Fellow's research: Variable wiring, consistent response - How do brains do it?

11 Mar 2020

Fellow's research: Variable wiring, consistent response - How do brains do it?

Nitin Gupta, Intermediate Fellow, IIT Kanpur

In our recent article in Nature Communications, we report the mechanisms that overcome the variability in wiring of brains in different individuals.

Most of us find the smell of an orange pleasing and the smell of a rotten fish stinking. This similarity in our perceptions is not because our brains are wired identically. In fact, it would be impossible to get identical brain wiring in different people. A human brain has about 100 billion neurons and over a 100 trillion connections – such a humongous amount of detail cannot be stuffed into our DNA, whose storage capacity is thousands of times smaller. Only the coarse layout of the brain circuits can be specified genetically, while the exact connections vary from individual to individual. (This is analogous to how the shapes of our fingers are quite similar, while the fingerprints vary from individual to individual). Given the variability in the brain wirings, how do most people manage to perceive the rotten fish as stinking?

We made use of the detailed experimental data available for the mushroom body, an area of the insect brain involved in processing smells. The neurons that provide input to the mushroom body are wired similarly across individuals. And so, their responses to smells are also stereotyped across individuals. But, the connections within the mushroom body vary from individual to individual. Thus, it was expected that the responses of all subsequent neurons would be highly variable.

We noticed that a previous research study had reported stereotyped responses in the output neurons of the mushroom body in flies. To confirm that this was not an anomaly, or something limited to flies, we checked the responses of the output neurons in locusts and found the same surprising result.

To figure out what was going on, we simulated these brain networks on a computer. We found that the output neurons get stereotyped responses because they combine the activities of a large number of internal neurons – the summed activity of many neurons becomes more consistent than the activity of a single internal neuron.

We identified other mechanisms that contribute to the stereotypic responses and supported the results of our simulations with mathematical modeling. We also came up with a new metric, called PRED, for measuring stereotypy in sensory responses. The research contributes to the understanding of how brains can respond reliably to important stimuli in the environment, despite the wiring variabilities.

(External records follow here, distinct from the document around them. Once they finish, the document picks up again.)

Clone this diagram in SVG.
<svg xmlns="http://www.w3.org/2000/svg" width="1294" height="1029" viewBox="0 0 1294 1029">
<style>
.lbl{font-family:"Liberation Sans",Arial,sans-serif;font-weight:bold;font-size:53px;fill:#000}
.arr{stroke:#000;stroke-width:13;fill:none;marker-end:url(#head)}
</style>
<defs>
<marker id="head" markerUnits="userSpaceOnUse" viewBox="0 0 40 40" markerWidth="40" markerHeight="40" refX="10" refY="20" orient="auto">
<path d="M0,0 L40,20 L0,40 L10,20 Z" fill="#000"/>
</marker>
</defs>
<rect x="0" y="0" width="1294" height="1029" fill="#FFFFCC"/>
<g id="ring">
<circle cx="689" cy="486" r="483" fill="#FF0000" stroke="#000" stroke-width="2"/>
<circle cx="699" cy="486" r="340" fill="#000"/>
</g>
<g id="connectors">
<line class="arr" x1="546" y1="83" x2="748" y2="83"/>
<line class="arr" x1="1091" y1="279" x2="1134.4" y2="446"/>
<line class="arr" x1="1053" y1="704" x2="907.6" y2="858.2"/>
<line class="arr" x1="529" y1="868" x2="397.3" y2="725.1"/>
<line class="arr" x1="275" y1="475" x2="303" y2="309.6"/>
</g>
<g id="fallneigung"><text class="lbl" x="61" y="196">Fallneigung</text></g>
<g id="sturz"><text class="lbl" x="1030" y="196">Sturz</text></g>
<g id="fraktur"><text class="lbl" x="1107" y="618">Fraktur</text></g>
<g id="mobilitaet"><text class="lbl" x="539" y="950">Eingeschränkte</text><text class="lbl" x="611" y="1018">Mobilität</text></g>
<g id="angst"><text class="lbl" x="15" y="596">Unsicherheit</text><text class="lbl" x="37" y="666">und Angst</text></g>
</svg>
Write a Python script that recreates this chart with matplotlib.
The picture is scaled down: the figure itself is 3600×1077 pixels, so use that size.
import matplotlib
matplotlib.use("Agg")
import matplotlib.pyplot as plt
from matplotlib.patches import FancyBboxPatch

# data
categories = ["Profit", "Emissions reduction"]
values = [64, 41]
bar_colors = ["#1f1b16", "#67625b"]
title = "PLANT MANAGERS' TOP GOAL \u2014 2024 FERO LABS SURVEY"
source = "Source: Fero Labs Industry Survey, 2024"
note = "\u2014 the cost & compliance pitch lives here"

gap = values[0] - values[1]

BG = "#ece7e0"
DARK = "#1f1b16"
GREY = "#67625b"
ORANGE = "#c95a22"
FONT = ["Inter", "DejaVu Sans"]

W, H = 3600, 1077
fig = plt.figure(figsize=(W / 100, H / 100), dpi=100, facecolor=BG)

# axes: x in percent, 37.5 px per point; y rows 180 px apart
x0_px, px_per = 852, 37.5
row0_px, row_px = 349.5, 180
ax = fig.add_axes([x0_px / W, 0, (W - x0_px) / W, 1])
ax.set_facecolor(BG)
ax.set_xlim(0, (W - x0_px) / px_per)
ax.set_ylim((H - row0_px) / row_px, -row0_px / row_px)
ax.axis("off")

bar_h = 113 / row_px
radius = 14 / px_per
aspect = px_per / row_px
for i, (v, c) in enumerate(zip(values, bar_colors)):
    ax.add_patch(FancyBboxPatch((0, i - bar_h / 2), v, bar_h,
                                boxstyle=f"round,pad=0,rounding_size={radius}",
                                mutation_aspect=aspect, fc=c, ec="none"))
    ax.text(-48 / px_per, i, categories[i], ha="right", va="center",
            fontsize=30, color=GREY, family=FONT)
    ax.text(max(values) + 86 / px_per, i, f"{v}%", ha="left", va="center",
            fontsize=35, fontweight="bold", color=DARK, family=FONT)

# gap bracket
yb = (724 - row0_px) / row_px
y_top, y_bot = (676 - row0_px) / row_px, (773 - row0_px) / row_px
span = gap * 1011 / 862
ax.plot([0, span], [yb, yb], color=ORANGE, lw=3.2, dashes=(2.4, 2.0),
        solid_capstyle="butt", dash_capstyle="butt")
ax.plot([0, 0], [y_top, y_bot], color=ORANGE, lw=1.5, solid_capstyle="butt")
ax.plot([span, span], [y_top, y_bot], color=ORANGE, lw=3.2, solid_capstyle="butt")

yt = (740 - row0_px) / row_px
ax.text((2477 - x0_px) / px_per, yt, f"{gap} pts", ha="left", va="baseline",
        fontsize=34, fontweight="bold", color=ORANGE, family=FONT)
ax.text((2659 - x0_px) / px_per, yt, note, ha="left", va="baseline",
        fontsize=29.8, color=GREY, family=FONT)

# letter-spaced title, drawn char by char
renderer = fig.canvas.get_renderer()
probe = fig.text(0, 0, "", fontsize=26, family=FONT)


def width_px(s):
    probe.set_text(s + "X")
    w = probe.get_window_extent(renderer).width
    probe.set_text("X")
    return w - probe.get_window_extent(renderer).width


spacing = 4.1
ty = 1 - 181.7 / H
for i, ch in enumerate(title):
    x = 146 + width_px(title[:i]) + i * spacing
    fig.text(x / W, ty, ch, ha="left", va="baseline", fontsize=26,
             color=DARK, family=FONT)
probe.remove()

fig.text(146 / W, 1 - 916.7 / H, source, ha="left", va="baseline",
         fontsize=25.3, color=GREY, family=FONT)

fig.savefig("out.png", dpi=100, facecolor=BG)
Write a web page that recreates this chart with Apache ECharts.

Multiple network properties overcome random connectivity to enable stereotypic sensory responses. Aarush Mohit Mittal, Diksha Gupta, Amrita Singh, Andrew C. Lin, and Nitin Gupta. Nature Communications 11, no. 1 (2020): 1-15.

Banner image: A brain network in two different individuals (left and right graphs). Although the connections between the first two layers are different across the individuals, the response of the output neuron (blue) can be similar.